Ritornando ai versi che hanno aperto questo umile omaggio, occorre ricordare che lo Stilese fu anche un eccelso poeta. Nei pochi momenti di libertà “condizionata” vissuti tra estenuanti processi e durissime carcerazioni, venne costantemente spiato e perseguitato. Per intercessione di Papa Urbano VIII venne definitivamente scarcerato nel 1629, all’età di 61 anni. Nel 1634, alla fine della sua disperata vita Campanella, ancora una volta preso di mira, dovette fuggire a Parigi dove venne protetto dal citato cardinale Richelieu e dal re Luigi XIII. Non farà mai più rientro in Italia.
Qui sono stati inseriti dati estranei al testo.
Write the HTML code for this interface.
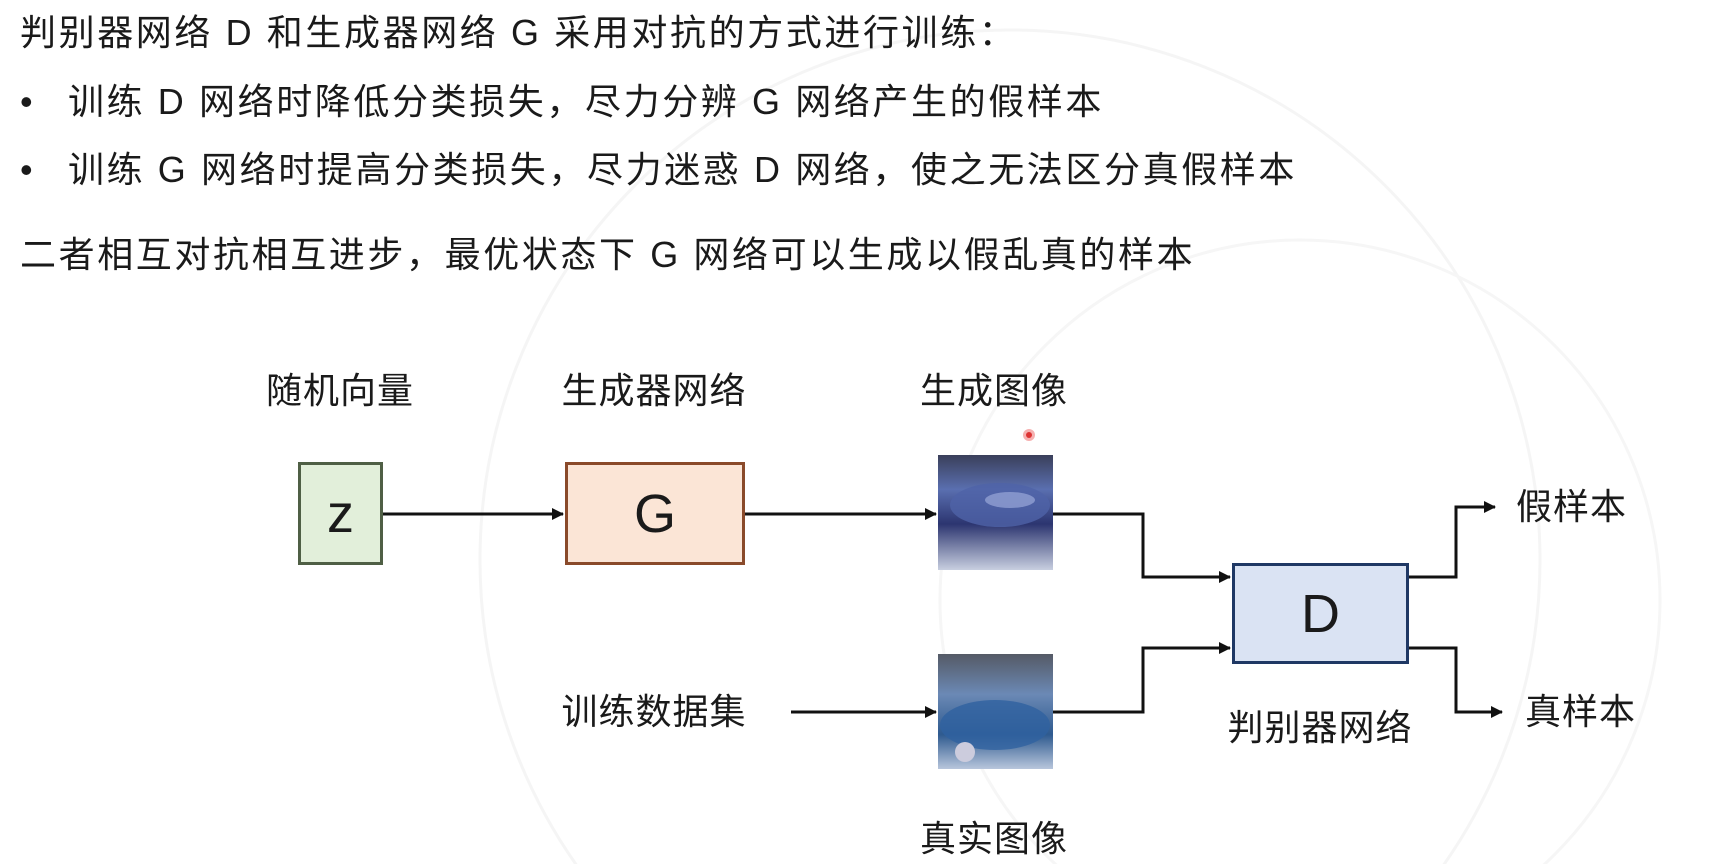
<!DOCTYPE html>
<html><head><meta charset="utf-8">
<style>
html,body{margin:0;padding:0;}
body{width:1716px;height:864px;background:#fff;position:relative;overflow:hidden;font-family:"Liberation Sans","Noto Sans CJK SC",sans-serif;color:#1a1a1a;}
.t{position:absolute;font-size:36px;line-height:40px;white-space:nowrap;letter-spacing:2.6px;}
.l{position:absolute;font-size:36px;line-height:40px;white-space:nowrap;transform:translateX(-50%);letter-spacing:1px;}
.box{position:absolute;box-sizing:border-box;border:3px solid;display:flex;align-items:center;justify-content:center;font-size:54px;}
</style></head><body>
<svg width="1716" height="864" style="position:absolute;left:0;top:0;overflow:hidden">
<circle cx="1010" cy="560" r="530" fill="none" stroke="#f5f5f5" stroke-width="3"/>
<circle cx="1300" cy="600" r="360" fill="none" stroke="#f6f6f6" stroke-width="3"/>
</svg>
<div class="t" style="left:20px;top:13px">判别器网络 D 和生成器网络 G 采用对抗的方式进行训练：</div>
<div class="t" style="left:20px;top:82px">•</div>
<div class="t" style="left:68px;top:82px">训练 D 网络时降低分类损失，尽力分辨 G 网络产生的假样本</div>
<div class="t" style="left:20px;top:150px">•</div>
<div class="t" style="left:68px;top:150px">训练 G 网络时提高分类损失，尽力迷惑 D 网络，使之无法区分真假样本</div>
<div class="t" style="left:20px;top:235px">二者相互对抗相互进步，最优状态下 G 网络可以生成以假乱真的样本</div>

<div class="l" style="left:340px;top:371px">随机向量</div>
<div class="l" style="left:654px;top:371px">生成器网络</div>
<div class="l" style="left:994px;top:371px">生成图像</div>
<div class="l" style="left:654px;top:692px">训练数据集</div>
<div class="l" style="left:1320px;top:708px">判别器网络</div>
<div class="l" style="left:994px;top:819px">真实图像</div>
<div class="t" style="left:1516px;top:487px;letter-spacing:1px">假样本</div>
<div class="t" style="left:1525px;top:692px;letter-spacing:1px">真样本</div>

<div class="box" style="left:298px;top:462px;width:85px;height:103px;background:#e2efda;border-color:#4f5f45">z</div>
<div class="box" style="left:565px;top:462px;width:180px;height:103px;background:#fbe5d6;border-color:#8a4a2a">G</div>
<div class="box" style="left:1232px;top:563px;width:177px;height:101px;background:#dae3f3;border-color:#1f3864">D</div>

<svg width="1716" height="864" style="position:absolute;left:0;top:0">
<defs>
<marker id="a" markerWidth="12" markerHeight="12" refX="11" refY="6" orient="auto" markerUnits="userSpaceOnUse"><path d="M0,0 L12,6 L0,12 z" fill="#111"/></marker>
<linearGradient id="g1" x1="0" y1="0" x2="0" y2="1"><stop offset="0" stop-color="#3a3f5a"/><stop offset="0.3" stop-color="#5a6fb0"/><stop offset="0.6" stop-color="#2c3570"/><stop offset="1" stop-color="#c8cfe0"/></linearGradient>
<linearGradient id="g2" x1="0" y1="0" x2="0" y2="1"><stop offset="0" stop-color="#555a66"/><stop offset="0.35" stop-color="#6b89b5"/><stop offset="0.7" stop-color="#2e5a8f"/><stop offset="1" stop-color="#b8c6dc"/></linearGradient>
</defs>
<g stroke="#111" stroke-width="3" fill="none">
<path d="M383,514 H563" marker-end="url(#a)"/>
<path d="M745,514 H936" marker-end="url(#a)"/>
<path d="M791,712 H936" marker-end="url(#a)"/>
<path d="M1053,514 H1143 V577 H1230" marker-end="url(#a)"/>
<path d="M1053,712 H1143 V648 H1230" marker-end="url(#a)"/>
<path d="M1409,577 H1456 V507 H1495" marker-end="url(#a)"/>
<path d="M1409,648 H1456 V712 H1502" marker-end="url(#a)"/>
</g>
<rect x="938" y="455" width="115" height="115" fill="url(#g1)"/>
<ellipse cx="1000" cy="505" rx="50" ry="22" fill="#4f63a8" opacity="0.8"/>
<ellipse cx="1010" cy="500" rx="25" ry="8" fill="#9aa8d8" opacity="0.7"/>
<rect x="938" y="654" width="115" height="115" fill="url(#g2)"/>
<ellipse cx="995" cy="725" rx="55" ry="25" fill="#2f62a0" opacity="0.8"/>
<circle cx="965" cy="752" r="10" fill="#ccd" />
<circle cx="1029" cy="435" r="6" fill="#f6b0b0"/><circle cx="1029" cy="435" r="3" fill="#d33"/>
</svg>
</body></html>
Nella capitale francese riuscì a risistemare e ripubblicare buona parte delle proprie opere, anch’esse con percorsi travagliatissimi come la sua biografia. La sua fama aveva attraversato da tempo i confini italiani né, come attestano i tantissimi studi a lui dedicati, la sua personalità e le sue teorie non furono esenti da contraddizioni, reali o apparenti. Talora non si tiene conto di come numerosi suoi scritti furono inevitabilmente condizionati dalla tormentata e lunghissima carcerazione, alimentata dal mai sopito sogno di essere creduto e rivalutato. In altri casi si trascura che, per quanto aperto alle nuove visioni e capace di anticipazioni lungimiranti, Campanella fu pur sempre un uomo del tardo Cinquecento. A Stilo lo ricorda, tra l’altro, un monumento bronzeo posto al centro della piazza principale. Il palazzo del Consiglio regionale della Calabria, a Reggio, è dedicato alla sua memoria!